▶ **INFORMATION SUPPLIED**:
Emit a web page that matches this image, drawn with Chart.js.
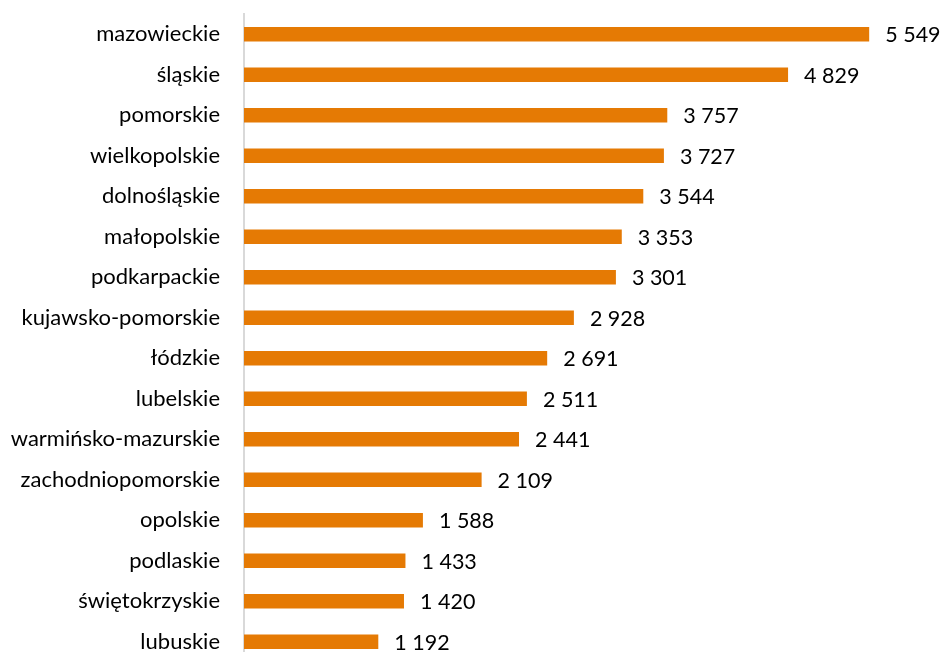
<!DOCTYPE html>
<html>
<head>
<meta charset="utf-8">
<script src="https://cdn.jsdelivr.net/npm/chart.js@4"></script>
<style>
html,body{margin:0;padding:0;background:#fff;overflow:hidden;}
#wrap{width:941px;height:662px;position:relative;}
</style>
</head>
<body>
<div id="wrap"><canvas id="c"></canvas></div>
<script>
const categories = ["mazowieckie","śląskie","pomorskie","wielkopolskie","dolnośląskie","małopolskie","podkarpackie","kujawsko-pomorskie","łódzkie","lubelskie","warmińsko-mazurskie","zachodniopomorskie","opolskie","podlaskie","świętokrzyskie","lubuskie"];
const values = [5549,4829,3757,3727,3544,3353,3301,2928,2691,2511,2441,2109,1588,1433,1420,1192];

function fmt(v){ return String(v).replace(/\B(?=(\d{3})+(?!\d))/g, " "); }

const FONT = "Lato, 'Open Sans', sans-serif";
const FSIZE = 22;

const labelPlugin = {
  id: 'valueLabels',
  afterDatasetsDraw(chart){
    const ctx = chart.ctx;
    const meta = chart.getDatasetMeta(0);
    ctx.save();
    ctx.font = "21.5px " + FONT;
    ctx.fillStyle = "#000";
    ctx.textAlign = "left";
    ctx.textBaseline = "middle";
    meta.data.forEach((bar, i) => {
      ctx.fillText(fmt(values[i]), bar.x + 16, bar.y + 1);
    });
    ctx.restore();
  }
};

new Chart(document.getElementById('c'), {
  type: 'bar',
  data: {
    labels: categories,
    datasets: [{
      data: values,
      backgroundColor: '#E57A04',
      borderWidth: 0,
      barPercentage: 0.355,
      categoryPercentage: 1.0
    }]
  },
  options: {
    indexAxis: 'y',
    responsive: true,
    maintainAspectRatio: false,
    animation: false,
    layout: { padding: { top: 14, right: 21, bottom: 0, left: 0 } },
    plugins: { legend: { display: false }, tooltip: { enabled: false } },
    scales: {
      x: {
        display: false,
        min: 0,
        max: 6000
      },
      y: {
        afterFit(scale){ scale.width = 244; scale.paddingTop = 0; scale.paddingBottom = 0; },
        grid: { display: false, drawTicks: false },
        border: { display: true, color: '#d9d9d9', width: 2 },
        ticks: {
          color: '#000',
          padding: 24,
          font: { family: FONT, size: FSIZE }
        }
      }
    }
  },
  plugins: [labelPlugin]
});
</script>
</body>
</html>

▶ **WHAT IS BEING ASKED**: Reproduce every line exactly and omit all pictures.

▶ **IN RESPONSE**:
Emit a web page that matches this image, drawn with Chart.js.
<!DOCTYPE html>
<html>
<head>
<meta charset="utf-8">
<script src="https://cdn.jsdelivr.net/npm/chart.js@4"></script>
<style>
html,body{margin:0;padding:0;background:#fff;overflow:hidden;}
#wrap{width:941px;height:662px;position:relative;}
</style>
</head>
<body>
<div id="wrap"><canvas id="c"></canvas></div>
<script>
const categories = ["mazowieckie","śląskie","pomorskie","wielkopolskie","dolnośląskie","małopolskie","podkarpackie","kujawsko-pomorskie","łódzkie","lubelskie","warmińsko-mazurskie","zachodniopomorskie","opolskie","podlaskie","świętokrzyskie","lubuskie"];
const values = [5549,4829,3757,3727,3544,3353,3301,2928,2691,2511,2441,2109,1588,1433,1420,1192];

function fmt(v){ return String(v).replace(/\B(?=(\d{3})+(?!\d))/g, " "); }

const FONT = "Lato, 'Open Sans', sans-serif";
const FSIZE = 22;

const labelPlugin = {
  id: 'valueLabels',
  afterDatasetsDraw(chart){
    const ctx = chart.ctx;
    const meta = chart.getDatasetMeta(0);
    ctx.save();
    ctx.font = "21.5px " + FONT;
    ctx.fillStyle = "#000";
    ctx.textAlign = "left";
    ctx.textBaseline = "middle";
    meta.data.forEach((bar, i) => {
      ctx.fillText(fmt(values[i]), bar.x + 16, bar.y + 1);
    });
    ctx.restore();
  }
};

new Chart(document.getElementById('c'), {
  type: 'bar',
  data: {
    labels: categories,
    datasets: [{
      data: values,
      backgroundColor: '#E57A04',
      borderWidth: 0,
      barPercentage: 0.355,
      categoryPercentage: 1.0
    }]
  },
  options: {
    indexAxis: 'y',
    responsive: true,
    maintainAspectRatio: false,
    animation: false,
    layout: { padding: { top: 14, right: 21, bottom: 0, left: 0 } },
    plugins: { legend: { display: false }, tooltip: { enabled: false } },
    scales: {
      x: {
        display: false,
        min: 0,
        max: 6000
      },
      y: {
        afterFit(scale){ scale.width = 244; scale.paddingTop = 0; scale.paddingBottom = 0; },
        grid: { display: false, drawTicks: false },
        border: { display: true, color: '#d9d9d9', width: 2 },
        ticks: {
          color: '#000',
          padding: 24,
          font: { family: FONT, size: FSIZE }
        }
      }
    }
  },
  plugins: [labelPlugin]
});
</script>
</body>
</html>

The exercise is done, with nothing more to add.